● Problem description
Quote the listing below in its entirety, omitting every image.

►

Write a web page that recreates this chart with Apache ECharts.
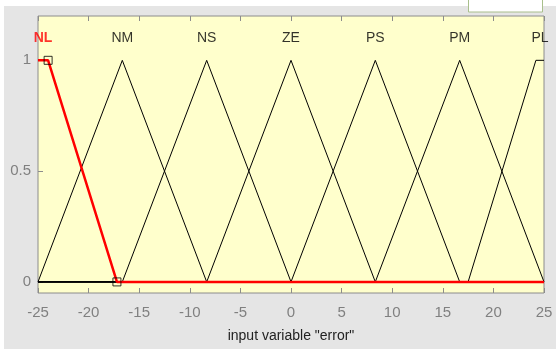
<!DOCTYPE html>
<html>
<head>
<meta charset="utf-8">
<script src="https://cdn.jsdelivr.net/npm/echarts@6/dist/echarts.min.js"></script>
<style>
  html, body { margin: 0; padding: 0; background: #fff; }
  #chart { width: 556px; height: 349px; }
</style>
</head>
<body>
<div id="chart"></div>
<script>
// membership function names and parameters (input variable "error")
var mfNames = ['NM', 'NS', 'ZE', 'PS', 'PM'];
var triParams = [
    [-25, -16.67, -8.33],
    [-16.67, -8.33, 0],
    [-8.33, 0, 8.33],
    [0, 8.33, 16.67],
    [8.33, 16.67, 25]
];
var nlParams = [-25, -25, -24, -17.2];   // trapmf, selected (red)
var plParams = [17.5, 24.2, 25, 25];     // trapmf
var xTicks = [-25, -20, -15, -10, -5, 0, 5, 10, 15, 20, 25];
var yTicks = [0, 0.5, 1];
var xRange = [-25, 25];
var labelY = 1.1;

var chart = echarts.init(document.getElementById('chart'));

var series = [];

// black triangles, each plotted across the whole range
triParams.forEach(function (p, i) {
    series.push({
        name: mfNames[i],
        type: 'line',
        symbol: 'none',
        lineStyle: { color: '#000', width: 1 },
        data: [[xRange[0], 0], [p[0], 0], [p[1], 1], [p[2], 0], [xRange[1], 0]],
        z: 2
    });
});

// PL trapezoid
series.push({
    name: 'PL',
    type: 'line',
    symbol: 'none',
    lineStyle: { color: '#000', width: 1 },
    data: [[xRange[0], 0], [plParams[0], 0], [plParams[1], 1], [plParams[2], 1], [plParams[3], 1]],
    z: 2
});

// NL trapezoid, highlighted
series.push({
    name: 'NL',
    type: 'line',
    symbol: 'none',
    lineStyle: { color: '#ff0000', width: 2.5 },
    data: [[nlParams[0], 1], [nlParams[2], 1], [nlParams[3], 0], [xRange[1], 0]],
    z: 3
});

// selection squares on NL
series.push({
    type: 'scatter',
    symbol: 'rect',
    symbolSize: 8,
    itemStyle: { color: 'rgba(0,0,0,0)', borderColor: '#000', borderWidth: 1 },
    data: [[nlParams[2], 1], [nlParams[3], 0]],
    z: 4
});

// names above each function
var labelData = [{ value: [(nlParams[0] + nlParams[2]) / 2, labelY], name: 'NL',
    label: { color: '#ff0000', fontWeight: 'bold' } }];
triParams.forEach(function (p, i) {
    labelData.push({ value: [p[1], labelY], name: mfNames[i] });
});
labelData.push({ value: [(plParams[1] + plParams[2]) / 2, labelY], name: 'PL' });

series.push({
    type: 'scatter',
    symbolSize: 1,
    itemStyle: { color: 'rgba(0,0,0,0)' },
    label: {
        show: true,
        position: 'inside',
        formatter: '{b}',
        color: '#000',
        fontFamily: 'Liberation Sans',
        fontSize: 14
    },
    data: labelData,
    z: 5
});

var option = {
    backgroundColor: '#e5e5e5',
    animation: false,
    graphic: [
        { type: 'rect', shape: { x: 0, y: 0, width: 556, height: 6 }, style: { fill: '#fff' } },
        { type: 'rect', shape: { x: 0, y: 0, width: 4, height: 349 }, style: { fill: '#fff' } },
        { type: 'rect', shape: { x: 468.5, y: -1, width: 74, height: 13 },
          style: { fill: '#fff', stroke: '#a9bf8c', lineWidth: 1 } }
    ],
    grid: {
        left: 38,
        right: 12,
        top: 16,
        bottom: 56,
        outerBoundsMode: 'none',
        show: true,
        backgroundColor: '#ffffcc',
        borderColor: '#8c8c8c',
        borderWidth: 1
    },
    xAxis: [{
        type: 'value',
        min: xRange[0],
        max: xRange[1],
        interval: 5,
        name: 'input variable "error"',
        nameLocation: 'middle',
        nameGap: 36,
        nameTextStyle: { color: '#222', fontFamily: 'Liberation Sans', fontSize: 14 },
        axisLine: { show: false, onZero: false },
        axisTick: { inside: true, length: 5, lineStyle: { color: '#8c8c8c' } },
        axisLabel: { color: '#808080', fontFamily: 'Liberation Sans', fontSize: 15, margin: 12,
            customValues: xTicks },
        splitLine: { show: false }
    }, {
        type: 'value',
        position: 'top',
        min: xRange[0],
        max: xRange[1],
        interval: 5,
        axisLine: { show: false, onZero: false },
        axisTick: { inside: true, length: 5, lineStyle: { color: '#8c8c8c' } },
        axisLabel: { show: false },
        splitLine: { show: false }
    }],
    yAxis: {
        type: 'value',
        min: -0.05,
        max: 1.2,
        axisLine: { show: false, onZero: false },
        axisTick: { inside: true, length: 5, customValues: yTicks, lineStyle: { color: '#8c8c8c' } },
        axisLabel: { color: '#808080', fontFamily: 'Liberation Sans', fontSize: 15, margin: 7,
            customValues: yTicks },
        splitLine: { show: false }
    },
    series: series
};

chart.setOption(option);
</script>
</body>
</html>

◄

● Result
Write a web page that recreates this chart with Apache ECharts.
<!DOCTYPE html>
<html>
<head>
<meta charset="utf-8">
<script src="https://cdn.jsdelivr.net/npm/echarts@6/dist/echarts.min.js"></script>
<style>
  html, body { margin: 0; padding: 0; background: #fff; }
  #chart { width: 556px; height: 349px; }
</style>
</head>
<body>
<div id="chart"></div>
<script>
// membership function names and parameters (input variable "error")
var mfNames = ['NM', 'NS', 'ZE', 'PS', 'PM'];
var triParams = [
    [-25, -16.67, -8.33],
    [-16.67, -8.33, 0],
    [-8.33, 0, 8.33],
    [0, 8.33, 16.67],
    [8.33, 16.67, 25]
];
var nlParams = [-25, -25, -24, -17.2];   // trapmf, selected (red)
var plParams = [17.5, 24.2, 25, 25];     // trapmf
var xTicks = [-25, -20, -15, -10, -5, 0, 5, 10, 15, 20, 25];
var yTicks = [0, 0.5, 1];
var xRange = [-25, 25];
var labelY = 1.1;

var chart = echarts.init(document.getElementById('chart'));

var series = [];

// black triangles, each plotted across the whole range
triParams.forEach(function (p, i) {
    series.push({
        name: mfNames[i],
        type: 'line',
        symbol: 'none',
        lineStyle: { color: '#000', width: 1 },
        data: [[xRange[0], 0], [p[0], 0], [p[1], 1], [p[2], 0], [xRange[1], 0]],
        z: 2
    });
});

// PL trapezoid
series.push({
    name: 'PL',
    type: 'line',
    symbol: 'none',
    lineStyle: { color: '#000', width: 1 },
    data: [[xRange[0], 0], [plParams[0], 0], [plParams[1], 1], [plParams[2], 1], [plParams[3], 1]],
    z: 2
});

// NL trapezoid, highlighted
series.push({
    name: 'NL',
    type: 'line',
    symbol: 'none',
    lineStyle: { color: '#ff0000', width: 2.5 },
    data: [[nlParams[0], 1], [nlParams[2], 1], [nlParams[3], 0], [xRange[1], 0]],
    z: 3
});

// selection squares on NL
series.push({
    type: 'scatter',
    symbol: 'rect',
    symbolSize: 8,
    itemStyle: { color: 'rgba(0,0,0,0)', borderColor: '#000', borderWidth: 1 },
    data: [[nlParams[2], 1], [nlParams[3], 0]],
    z: 4
});

// names above each function
var labelData = [{ value: [(nlParams[0] + nlParams[2]) / 2, labelY], name: 'NL',
    label: { color: '#ff0000', fontWeight: 'bold' } }];
triParams.forEach(function (p, i) {
    labelData.push({ value: [p[1], labelY], name: mfNames[i] });
});
labelData.push({ value: [(plParams[1] + plParams[2]) / 2, labelY], name: 'PL' });

series.push({
    type: 'scatter',
    symbolSize: 1,
    itemStyle: { color: 'rgba(0,0,0,0)' },
    label: {
        show: true,
        position: 'inside',
        formatter: '{b}',
        color: '#000',
        fontFamily: 'Liberation Sans',
        fontSize: 14
    },
    data: labelData,
    z: 5
});

var option = {
    backgroundColor: '#e5e5e5',
    animation: false,
    graphic: [
        { type: 'rect', shape: { x: 0, y: 0, width: 556, height: 6 }, style: { fill: '#fff' } },
        { type: 'rect', shape: { x: 0, y: 0, width: 4, height: 349 }, style: { fill: '#fff' } },
        { type: 'rect', shape: { x: 468.5, y: -1, width: 74, height: 13 },
          style: { fill: '#fff', stroke: '#a9bf8c', lineWidth: 1 } }
    ],
    grid: {
        left: 38,
        right: 12,
        top: 16,
        bottom: 56,
        outerBoundsMode: 'none',
        show: true,
        backgroundColor: '#ffffcc',
        borderColor: '#8c8c8c',
        borderWidth: 1
    },
    xAxis: [{
        type: 'value',
        min: xRange[0],
        max: xRange[1],
        interval: 5,
        name: 'input variable "error"',
        nameLocation: 'middle',
        nameGap: 36,
        nameTextStyle: { color: '#222', fontFamily: 'Liberation Sans', fontSize: 14 },
        axisLine: { show: false, onZero: false },
        axisTick: { inside: true, length: 5, lineStyle: { color: '#8c8c8c' } },
        axisLabel: { color: '#808080', fontFamily: 'Liberation Sans', fontSize: 15, margin: 12,
            customValues: xTicks },
        splitLine: { show: false }
    }, {
        type: 'value',
        position: 'top',
        min: xRange[0],
        max: xRange[1],
        interval: 5,
        axisLine: { show: false, onZero: false },
        axisTick: { inside: true, length: 5, lineStyle: { color: '#8c8c8c' } },
        axisLabel: { show: false },
        splitLine: { show: false }
    }],
    yAxis: {
        type: 'value',
        min: -0.05,
        max: 1.2,
        axisLine: { show: false, onZero: false },
        axisTick: { inside: true, length: 5, customValues: yTicks, lineStyle: { color: '#8c8c8c' } },
        axisLabel: { color: '#808080', fontFamily: 'Liberation Sans', fontSize: 15, margin: 7,
            customValues: yTicks },
        splitLine: { show: false }
    },
    series: series
};

chart.setOption(option);
</script>
</body>
</html>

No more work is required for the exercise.